Tech execs fight against stock-plan tax

Tax experts from Microsoft and Texas Instruments are among speakers expected to testify at a hearing in opposition to proposed taxes on stock incentive programs.

Alorie Gilbert Staff Writer, CNET News.com
Alorie Gilbert
writes about software, spy chips and the high-tech workplace.
Alorie Gilbert
2 min read
Tax experts from Microsoft and Texas Instruments are among speakers expected to testify Tuesday at a hearing before the Internal Revenue Service and the U.S. Treasury Department in opposition to proposed taxes on stock incentive programs.

Also on the agenda are speakers from computer networking equipment maker Ciena, the American Payroll Association, the National Association of Stock Plan Professionals and the Securities Industry Association.

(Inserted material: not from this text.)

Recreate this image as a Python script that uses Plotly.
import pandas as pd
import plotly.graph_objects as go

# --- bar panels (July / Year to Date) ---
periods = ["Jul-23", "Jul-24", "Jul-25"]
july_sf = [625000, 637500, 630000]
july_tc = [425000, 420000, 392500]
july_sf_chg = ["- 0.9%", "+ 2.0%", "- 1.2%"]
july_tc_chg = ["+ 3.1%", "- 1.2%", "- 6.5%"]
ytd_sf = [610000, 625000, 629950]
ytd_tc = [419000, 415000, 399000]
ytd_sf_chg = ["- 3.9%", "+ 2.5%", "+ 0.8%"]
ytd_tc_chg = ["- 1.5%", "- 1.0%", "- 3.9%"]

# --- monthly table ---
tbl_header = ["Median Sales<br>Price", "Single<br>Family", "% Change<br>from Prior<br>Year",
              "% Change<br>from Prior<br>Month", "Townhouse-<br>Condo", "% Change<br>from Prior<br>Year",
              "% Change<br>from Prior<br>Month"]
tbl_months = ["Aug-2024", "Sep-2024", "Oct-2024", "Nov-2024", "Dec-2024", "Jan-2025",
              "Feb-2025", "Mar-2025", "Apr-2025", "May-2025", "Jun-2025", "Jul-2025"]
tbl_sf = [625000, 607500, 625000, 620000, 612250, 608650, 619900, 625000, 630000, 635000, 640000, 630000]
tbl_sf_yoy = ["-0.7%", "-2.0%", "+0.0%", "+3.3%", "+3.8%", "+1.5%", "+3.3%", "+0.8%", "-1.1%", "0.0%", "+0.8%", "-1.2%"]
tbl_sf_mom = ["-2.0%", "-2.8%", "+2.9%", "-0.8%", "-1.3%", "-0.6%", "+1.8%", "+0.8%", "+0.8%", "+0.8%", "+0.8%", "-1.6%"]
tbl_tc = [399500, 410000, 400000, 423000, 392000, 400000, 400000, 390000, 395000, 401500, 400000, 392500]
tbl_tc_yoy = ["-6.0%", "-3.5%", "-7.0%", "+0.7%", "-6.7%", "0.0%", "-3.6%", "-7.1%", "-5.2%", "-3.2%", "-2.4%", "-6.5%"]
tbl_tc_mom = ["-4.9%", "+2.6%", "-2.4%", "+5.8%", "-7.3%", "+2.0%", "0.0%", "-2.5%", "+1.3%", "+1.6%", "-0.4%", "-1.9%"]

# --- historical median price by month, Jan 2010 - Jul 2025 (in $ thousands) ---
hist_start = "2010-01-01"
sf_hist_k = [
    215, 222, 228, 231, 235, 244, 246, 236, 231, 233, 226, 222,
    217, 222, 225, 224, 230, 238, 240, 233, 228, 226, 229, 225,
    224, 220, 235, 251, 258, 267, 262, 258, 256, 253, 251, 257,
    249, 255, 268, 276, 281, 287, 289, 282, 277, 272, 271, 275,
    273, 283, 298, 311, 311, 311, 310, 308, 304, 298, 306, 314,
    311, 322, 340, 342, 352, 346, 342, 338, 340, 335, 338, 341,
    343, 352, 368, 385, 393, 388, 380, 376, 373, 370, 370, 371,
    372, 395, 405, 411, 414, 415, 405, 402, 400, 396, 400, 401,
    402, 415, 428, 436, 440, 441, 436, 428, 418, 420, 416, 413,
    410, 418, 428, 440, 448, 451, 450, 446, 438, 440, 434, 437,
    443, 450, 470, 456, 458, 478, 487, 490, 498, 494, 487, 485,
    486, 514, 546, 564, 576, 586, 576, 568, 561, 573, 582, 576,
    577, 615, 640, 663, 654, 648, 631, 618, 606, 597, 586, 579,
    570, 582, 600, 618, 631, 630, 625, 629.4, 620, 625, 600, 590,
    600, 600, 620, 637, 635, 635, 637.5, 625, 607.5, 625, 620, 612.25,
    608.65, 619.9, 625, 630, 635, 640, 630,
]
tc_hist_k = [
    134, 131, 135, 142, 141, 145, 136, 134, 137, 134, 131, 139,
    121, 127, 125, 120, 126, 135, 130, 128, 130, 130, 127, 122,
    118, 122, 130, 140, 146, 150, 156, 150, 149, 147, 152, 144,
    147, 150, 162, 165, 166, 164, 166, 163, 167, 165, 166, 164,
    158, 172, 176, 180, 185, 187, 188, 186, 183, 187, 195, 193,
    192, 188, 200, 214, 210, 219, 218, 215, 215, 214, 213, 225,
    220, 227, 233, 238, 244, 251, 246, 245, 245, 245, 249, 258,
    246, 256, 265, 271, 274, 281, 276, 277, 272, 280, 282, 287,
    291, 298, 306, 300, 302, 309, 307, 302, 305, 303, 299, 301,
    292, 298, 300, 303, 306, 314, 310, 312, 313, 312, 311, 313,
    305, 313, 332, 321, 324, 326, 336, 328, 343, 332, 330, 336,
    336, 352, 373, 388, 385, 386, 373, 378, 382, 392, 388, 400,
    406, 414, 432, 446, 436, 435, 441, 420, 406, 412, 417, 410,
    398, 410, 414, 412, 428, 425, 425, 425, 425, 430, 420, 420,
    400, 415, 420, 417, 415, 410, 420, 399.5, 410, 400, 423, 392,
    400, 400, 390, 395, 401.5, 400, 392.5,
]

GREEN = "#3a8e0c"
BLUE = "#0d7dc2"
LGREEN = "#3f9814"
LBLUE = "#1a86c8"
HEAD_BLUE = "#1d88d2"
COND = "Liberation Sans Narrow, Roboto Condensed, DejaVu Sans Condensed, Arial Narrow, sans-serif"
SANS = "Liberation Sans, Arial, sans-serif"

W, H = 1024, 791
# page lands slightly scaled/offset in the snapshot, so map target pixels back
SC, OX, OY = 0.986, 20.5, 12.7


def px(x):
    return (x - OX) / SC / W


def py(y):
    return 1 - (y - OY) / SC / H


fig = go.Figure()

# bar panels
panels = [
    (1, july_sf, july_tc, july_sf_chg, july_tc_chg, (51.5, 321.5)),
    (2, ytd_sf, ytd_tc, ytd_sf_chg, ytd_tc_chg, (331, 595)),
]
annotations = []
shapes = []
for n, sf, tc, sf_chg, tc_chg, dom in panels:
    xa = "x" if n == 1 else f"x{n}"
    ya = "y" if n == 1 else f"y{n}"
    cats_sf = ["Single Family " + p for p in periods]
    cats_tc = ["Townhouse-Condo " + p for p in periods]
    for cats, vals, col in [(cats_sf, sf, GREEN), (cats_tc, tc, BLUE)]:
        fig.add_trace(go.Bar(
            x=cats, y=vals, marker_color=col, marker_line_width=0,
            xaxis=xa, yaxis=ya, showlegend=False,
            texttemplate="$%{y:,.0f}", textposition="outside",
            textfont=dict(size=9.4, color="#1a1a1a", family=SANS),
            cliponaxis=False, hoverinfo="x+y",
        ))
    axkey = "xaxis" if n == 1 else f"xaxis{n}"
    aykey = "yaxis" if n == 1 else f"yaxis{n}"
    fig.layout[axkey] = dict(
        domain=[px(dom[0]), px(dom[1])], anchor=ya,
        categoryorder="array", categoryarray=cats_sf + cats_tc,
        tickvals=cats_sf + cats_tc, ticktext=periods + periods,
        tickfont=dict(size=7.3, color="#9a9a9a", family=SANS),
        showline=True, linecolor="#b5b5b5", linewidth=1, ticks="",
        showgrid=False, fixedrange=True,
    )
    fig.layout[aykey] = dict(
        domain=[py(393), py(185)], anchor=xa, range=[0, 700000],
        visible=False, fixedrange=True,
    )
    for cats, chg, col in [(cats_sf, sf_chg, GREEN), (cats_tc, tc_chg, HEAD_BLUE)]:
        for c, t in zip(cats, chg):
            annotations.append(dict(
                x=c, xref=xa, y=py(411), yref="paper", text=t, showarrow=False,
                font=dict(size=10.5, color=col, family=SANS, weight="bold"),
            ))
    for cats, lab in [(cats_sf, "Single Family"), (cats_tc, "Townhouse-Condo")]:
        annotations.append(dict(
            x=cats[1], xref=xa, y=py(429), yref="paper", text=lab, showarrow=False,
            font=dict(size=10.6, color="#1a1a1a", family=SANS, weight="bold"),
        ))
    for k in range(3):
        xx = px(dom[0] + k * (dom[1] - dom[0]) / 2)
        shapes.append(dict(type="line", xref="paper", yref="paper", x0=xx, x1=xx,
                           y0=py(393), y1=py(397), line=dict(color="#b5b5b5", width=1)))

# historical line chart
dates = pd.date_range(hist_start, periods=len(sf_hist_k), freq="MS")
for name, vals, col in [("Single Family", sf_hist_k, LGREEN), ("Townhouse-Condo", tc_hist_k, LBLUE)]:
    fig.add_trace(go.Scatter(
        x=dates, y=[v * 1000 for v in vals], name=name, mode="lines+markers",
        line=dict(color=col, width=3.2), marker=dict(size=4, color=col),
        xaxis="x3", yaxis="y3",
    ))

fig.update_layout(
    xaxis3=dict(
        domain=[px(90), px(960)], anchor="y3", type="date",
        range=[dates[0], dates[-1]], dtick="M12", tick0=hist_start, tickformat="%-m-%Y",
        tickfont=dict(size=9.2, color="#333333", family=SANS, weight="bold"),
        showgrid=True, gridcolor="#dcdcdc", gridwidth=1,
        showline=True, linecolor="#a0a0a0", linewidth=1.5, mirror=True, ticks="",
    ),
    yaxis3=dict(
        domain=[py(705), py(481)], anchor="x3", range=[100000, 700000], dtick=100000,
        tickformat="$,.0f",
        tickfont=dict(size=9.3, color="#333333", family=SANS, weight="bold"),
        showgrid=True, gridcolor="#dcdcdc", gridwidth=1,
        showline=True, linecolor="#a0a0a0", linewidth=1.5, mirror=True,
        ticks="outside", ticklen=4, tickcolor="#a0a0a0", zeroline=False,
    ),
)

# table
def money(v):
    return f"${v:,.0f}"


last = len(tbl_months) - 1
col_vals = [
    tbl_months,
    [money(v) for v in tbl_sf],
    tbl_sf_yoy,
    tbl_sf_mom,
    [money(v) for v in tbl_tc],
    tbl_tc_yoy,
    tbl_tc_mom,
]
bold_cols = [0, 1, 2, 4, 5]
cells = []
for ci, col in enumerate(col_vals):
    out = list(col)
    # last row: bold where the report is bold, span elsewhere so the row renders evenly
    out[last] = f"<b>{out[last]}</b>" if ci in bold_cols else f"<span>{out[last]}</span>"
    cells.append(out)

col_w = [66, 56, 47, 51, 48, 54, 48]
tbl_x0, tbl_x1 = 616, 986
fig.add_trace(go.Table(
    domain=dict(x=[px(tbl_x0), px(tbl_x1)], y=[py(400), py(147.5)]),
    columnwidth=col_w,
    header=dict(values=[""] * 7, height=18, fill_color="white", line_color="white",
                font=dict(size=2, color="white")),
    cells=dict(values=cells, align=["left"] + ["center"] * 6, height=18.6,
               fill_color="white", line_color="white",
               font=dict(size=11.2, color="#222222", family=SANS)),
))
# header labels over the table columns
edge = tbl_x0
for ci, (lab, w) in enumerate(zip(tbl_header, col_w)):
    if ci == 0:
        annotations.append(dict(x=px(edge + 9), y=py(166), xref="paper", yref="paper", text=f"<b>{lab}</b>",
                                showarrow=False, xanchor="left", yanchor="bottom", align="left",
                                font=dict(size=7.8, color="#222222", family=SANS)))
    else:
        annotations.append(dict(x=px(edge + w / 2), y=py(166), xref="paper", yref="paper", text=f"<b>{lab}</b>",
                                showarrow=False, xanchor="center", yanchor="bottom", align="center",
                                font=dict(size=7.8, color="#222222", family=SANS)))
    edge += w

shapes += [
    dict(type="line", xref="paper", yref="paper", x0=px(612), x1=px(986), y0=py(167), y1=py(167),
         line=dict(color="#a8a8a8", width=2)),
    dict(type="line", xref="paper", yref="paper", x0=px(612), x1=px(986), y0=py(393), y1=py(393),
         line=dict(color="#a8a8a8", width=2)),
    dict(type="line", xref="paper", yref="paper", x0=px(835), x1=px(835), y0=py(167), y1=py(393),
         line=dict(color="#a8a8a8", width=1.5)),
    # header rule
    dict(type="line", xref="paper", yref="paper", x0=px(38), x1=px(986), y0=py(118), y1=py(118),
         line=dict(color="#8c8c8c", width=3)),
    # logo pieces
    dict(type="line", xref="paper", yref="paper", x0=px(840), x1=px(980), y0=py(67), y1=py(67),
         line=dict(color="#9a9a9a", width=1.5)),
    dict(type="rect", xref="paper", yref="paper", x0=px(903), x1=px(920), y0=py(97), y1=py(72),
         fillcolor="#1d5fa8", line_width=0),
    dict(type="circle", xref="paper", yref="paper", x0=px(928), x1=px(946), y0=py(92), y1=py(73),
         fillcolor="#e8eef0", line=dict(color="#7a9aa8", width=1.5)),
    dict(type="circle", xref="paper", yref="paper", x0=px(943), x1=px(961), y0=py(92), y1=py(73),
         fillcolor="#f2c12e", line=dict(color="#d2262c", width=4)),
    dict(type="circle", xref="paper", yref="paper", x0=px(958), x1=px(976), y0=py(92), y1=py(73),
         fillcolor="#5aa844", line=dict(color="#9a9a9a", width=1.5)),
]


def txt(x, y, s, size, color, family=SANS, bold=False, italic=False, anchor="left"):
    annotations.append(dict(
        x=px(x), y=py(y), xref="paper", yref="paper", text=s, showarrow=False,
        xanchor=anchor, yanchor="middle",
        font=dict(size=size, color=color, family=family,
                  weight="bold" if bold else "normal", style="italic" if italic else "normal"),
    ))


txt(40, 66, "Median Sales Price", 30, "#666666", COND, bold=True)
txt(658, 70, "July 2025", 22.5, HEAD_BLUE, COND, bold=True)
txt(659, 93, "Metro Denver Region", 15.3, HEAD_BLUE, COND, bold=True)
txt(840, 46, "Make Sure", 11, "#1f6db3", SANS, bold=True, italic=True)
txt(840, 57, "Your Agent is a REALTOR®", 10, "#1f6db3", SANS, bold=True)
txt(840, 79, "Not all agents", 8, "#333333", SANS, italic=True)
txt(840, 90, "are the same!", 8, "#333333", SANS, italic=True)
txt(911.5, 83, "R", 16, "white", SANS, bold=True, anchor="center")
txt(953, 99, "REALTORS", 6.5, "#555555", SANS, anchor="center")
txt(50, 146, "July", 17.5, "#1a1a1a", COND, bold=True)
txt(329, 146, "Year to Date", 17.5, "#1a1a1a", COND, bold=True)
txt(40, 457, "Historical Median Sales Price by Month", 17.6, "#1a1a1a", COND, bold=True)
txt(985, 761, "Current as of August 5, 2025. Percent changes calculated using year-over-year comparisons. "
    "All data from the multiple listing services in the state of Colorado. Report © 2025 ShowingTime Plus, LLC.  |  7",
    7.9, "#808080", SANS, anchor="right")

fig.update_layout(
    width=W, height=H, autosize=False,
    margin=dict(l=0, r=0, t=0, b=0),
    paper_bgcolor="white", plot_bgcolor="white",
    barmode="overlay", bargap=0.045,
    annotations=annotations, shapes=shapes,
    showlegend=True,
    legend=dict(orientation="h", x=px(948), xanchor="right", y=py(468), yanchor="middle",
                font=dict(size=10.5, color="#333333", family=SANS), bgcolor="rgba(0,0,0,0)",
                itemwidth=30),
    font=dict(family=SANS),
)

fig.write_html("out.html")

The IRS plans to impose payroll taxes on incentive stock options and employee stock purchase plans (ESPP) beginning Jan. 1, 2003. The taxes already apply to some stock plans, but this rule would extend the taxes to ESPPs and other currently exempt plans that are widely used in the computer industry to recruit and reward staff.

Since the IRS announced its plan in November, more than 18,000 workers and 2,000 companies have sent e-mail messages to the U.S Treasury Department and lawmakers in Washington voicing opposition to the proposed rule, according to the American Benefits Council, an employee benefits lobbying group. The IRS would collect an additional $23 billion in taxes over the next 10 years should the rule go into effect, according to a congressional tax committee.

Two bills proposing to overturn the new IRS regulation are before the Senate, which is expected to vote on them this summer. One, sponsored by Rep. Amo Houghton, R-N.Y., is attached to the Pension Security Act, HR 3762, which passed a House vote in April. The other, S. 1383, is sponsored by Sen. Pat Roberts, R-Kan., and Sen. Hillary Clinton, D-N.Y.

"This is a very significant tax increase on rank-and-file workers," said James Delaplane, Jr., a vice president of the American Benefits Council, which is leading a coalition of 80 companies actively voicing opposition to the IRS regulation. "Policy-makers will not countenance that kind of increase in an election year."

Under the proposed rule, employees would immediately owe Social Security and Medicare taxes, about 7.5 percent, on the spread between the exercise price of a stock option and the market price of the stock the day they exercise the option. For ESPPs, workers would owe the taxes on the difference between the discounted price of the stock and the market price on the day they purchase stock under the plan.

Unless workers were to sell the stock the same day they exercised it, they would owe taxes on earnings they had yet to receive. And employers would be required to pay the IRS a matching amount.

Opponents of the proposed rule say the additional costs and hassle of administering taxes on non-cash compensation would cause many companies offering such plans to reconsider whether to provide them at all.